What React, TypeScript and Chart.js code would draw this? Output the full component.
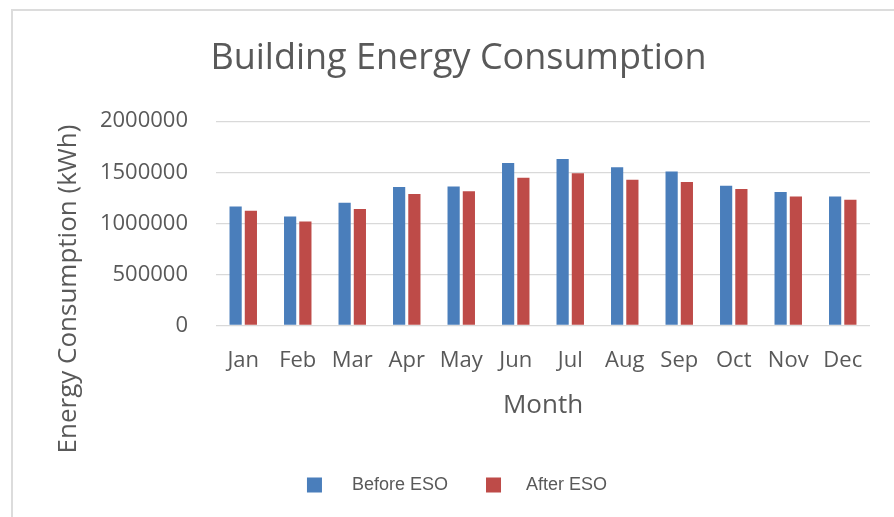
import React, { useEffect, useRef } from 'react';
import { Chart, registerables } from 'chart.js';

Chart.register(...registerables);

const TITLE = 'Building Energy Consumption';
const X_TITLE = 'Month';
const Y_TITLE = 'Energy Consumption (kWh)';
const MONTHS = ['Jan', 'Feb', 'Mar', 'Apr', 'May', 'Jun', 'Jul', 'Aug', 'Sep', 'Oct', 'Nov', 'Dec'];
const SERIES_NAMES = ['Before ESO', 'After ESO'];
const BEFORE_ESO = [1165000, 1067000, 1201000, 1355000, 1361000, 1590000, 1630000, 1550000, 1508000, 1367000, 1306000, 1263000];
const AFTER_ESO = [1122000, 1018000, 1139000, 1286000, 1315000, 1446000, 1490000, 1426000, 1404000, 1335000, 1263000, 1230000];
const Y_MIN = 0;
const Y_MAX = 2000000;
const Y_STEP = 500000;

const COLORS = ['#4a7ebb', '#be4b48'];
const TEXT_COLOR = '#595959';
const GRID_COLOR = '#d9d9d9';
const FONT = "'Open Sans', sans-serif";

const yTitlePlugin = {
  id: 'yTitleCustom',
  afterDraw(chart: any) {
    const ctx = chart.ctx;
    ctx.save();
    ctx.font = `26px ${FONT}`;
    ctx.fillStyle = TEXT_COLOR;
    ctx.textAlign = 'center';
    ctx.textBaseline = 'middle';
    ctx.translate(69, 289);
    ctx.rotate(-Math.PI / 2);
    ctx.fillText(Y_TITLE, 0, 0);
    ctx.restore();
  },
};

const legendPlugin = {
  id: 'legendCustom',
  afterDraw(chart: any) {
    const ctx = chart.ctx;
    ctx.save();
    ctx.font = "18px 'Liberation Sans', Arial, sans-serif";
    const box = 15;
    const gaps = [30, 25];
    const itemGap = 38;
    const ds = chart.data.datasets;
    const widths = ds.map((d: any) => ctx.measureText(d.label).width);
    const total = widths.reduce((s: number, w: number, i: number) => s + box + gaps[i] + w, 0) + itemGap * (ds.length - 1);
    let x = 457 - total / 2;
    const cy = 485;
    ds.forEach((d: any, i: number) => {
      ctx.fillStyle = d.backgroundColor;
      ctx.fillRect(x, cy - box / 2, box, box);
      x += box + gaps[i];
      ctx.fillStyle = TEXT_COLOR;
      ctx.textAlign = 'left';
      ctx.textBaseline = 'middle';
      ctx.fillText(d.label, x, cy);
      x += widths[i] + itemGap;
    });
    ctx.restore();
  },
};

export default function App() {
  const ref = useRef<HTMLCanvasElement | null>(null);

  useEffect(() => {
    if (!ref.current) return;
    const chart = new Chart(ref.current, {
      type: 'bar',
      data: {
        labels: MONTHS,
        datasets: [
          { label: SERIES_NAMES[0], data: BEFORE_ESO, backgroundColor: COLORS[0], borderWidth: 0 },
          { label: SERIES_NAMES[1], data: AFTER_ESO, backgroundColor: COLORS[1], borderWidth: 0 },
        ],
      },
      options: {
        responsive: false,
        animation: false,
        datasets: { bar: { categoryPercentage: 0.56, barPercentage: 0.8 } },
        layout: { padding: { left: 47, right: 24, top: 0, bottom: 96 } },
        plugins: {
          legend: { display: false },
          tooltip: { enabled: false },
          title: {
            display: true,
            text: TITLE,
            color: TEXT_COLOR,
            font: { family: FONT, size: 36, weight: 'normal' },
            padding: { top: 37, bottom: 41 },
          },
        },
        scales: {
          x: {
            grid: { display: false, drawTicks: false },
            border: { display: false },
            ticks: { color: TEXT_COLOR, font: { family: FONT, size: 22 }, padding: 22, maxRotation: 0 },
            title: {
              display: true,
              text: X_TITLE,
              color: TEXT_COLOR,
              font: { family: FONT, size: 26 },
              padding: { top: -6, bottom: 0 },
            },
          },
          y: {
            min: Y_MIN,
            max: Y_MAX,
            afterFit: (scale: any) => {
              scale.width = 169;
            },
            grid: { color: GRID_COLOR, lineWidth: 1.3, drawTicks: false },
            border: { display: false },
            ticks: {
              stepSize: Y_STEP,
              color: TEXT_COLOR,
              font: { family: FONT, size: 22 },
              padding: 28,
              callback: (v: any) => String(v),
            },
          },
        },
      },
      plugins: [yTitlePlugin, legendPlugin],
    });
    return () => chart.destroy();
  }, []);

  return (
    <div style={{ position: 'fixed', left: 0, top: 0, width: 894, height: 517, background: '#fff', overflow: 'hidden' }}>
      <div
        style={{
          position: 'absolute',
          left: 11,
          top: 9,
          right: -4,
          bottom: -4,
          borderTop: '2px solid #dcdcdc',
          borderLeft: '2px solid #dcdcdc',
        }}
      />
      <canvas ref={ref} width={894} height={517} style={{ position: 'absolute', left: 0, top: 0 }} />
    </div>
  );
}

*WRITTEN TASK*: Write out again every line above exactly as given; the pictures do not belong in the copy.

*THE REPLY*:
What React, TypeScript and Chart.js code would draw this? Output the full component.
import React, { useEffect, useRef } from 'react';
import { Chart, registerables } from 'chart.js';

Chart.register(...registerables);

const TITLE = 'Building Energy Consumption';
const X_TITLE = 'Month';
const Y_TITLE = 'Energy Consumption (kWh)';
const MONTHS = ['Jan', 'Feb', 'Mar', 'Apr', 'May', 'Jun', 'Jul', 'Aug', 'Sep', 'Oct', 'Nov', 'Dec'];
const SERIES_NAMES = ['Before ESO', 'After ESO'];
const BEFORE_ESO = [1165000, 1067000, 1201000, 1355000, 1361000, 1590000, 1630000, 1550000, 1508000, 1367000, 1306000, 1263000];
const AFTER_ESO = [1122000, 1018000, 1139000, 1286000, 1315000, 1446000, 1490000, 1426000, 1404000, 1335000, 1263000, 1230000];
const Y_MIN = 0;
const Y_MAX = 2000000;
const Y_STEP = 500000;

const COLORS = ['#4a7ebb', '#be4b48'];
const TEXT_COLOR = '#595959';
const GRID_COLOR = '#d9d9d9';
const FONT = "'Open Sans', sans-serif";

const yTitlePlugin = {
  id: 'yTitleCustom',
  afterDraw(chart: any) {
    const ctx = chart.ctx;
    ctx.save();
    ctx.font = `26px ${FONT}`;
    ctx.fillStyle = TEXT_COLOR;
    ctx.textAlign = 'center';
    ctx.textBaseline = 'middle';
    ctx.translate(69, 289);
    ctx.rotate(-Math.PI / 2);
    ctx.fillText(Y_TITLE, 0, 0);
    ctx.restore();
  },
};

const legendPlugin = {
  id: 'legendCustom',
  afterDraw(chart: any) {
    const ctx = chart.ctx;
    ctx.save();
    ctx.font = "18px 'Liberation Sans', Arial, sans-serif";
    const box = 15;
    const gaps = [30, 25];
    const itemGap = 38;
    const ds = chart.data.datasets;
    const widths = ds.map((d: any) => ctx.measureText(d.label).width);
    const total = widths.reduce((s: number, w: number, i: number) => s + box + gaps[i] + w, 0) + itemGap * (ds.length - 1);
    let x = 457 - total / 2;
    const cy = 485;
    ds.forEach((d: any, i: number) => {
      ctx.fillStyle = d.backgroundColor;
      ctx.fillRect(x, cy - box / 2, box, box);
      x += box + gaps[i];
      ctx.fillStyle = TEXT_COLOR;
      ctx.textAlign = 'left';
      ctx.textBaseline = 'middle';
      ctx.fillText(d.label, x, cy);
      x += widths[i] + itemGap;
    });
    ctx.restore();
  },
};

export default function App() {
  const ref = useRef<HTMLCanvasElement | null>(null);

  useEffect(() => {
    if (!ref.current) return;
    const chart = new Chart(ref.current, {
      type: 'bar',
      data: {
        labels: MONTHS,
        datasets: [
          { label: SERIES_NAMES[0], data: BEFORE_ESO, backgroundColor: COLORS[0], borderWidth: 0 },
          { label: SERIES_NAMES[1], data: AFTER_ESO, backgroundColor: COLORS[1], borderWidth: 0 },
        ],
      },
      options: {
        responsive: false,
        animation: false,
        datasets: { bar: { categoryPercentage: 0.56, barPercentage: 0.8 } },
        layout: { padding: { left: 47, right: 24, top: 0, bottom: 96 } },
        plugins: {
          legend: { display: false },
          tooltip: { enabled: false },
          title: {
            display: true,
            text: TITLE,
            color: TEXT_COLOR,
            font: { family: FONT, size: 36, weight: 'normal' },
            padding: { top: 37, bottom: 41 },
          },
        },
        scales: {
          x: {
            grid: { display: false, drawTicks: false },
            border: { display: false },
            ticks: { color: TEXT_COLOR, font: { family: FONT, size: 22 }, padding: 22, maxRotation: 0 },
            title: {
              display: true,
              text: X_TITLE,
              color: TEXT_COLOR,
              font: { family: FONT, size: 26 },
              padding: { top: -6, bottom: 0 },
            },
          },
          y: {
            min: Y_MIN,
            max: Y_MAX,
            afterFit: (scale: any) => {
              scale.width = 169;
            },
            grid: { color: GRID_COLOR, lineWidth: 1.3, drawTicks: false },
            border: { display: false },
            ticks: {
              stepSize: Y_STEP,
              color: TEXT_COLOR,
              font: { family: FONT, size: 22 },
              padding: 28,
              callback: (v: any) => String(v),
            },
          },
        },
      },
      plugins: [yTitlePlugin, legendPlugin],
    });
    return () => chart.destroy();
  }, []);

  return (
    <div style={{ position: 'fixed', left: 0, top: 0, width: 894, height: 517, background: '#fff', overflow: 'hidden' }}>
      <div
        style={{
          position: 'absolute',
          left: 11,
          top: 9,
          right: -4,
          bottom: -4,
          borderTop: '2px solid #dcdcdc',
          borderLeft: '2px solid #dcdcdc',
        }}
      />
      <canvas ref={ref} width={894} height={517} style={{ position: 'absolute', left: 0, top: 0 }} />
    </div>
  );
}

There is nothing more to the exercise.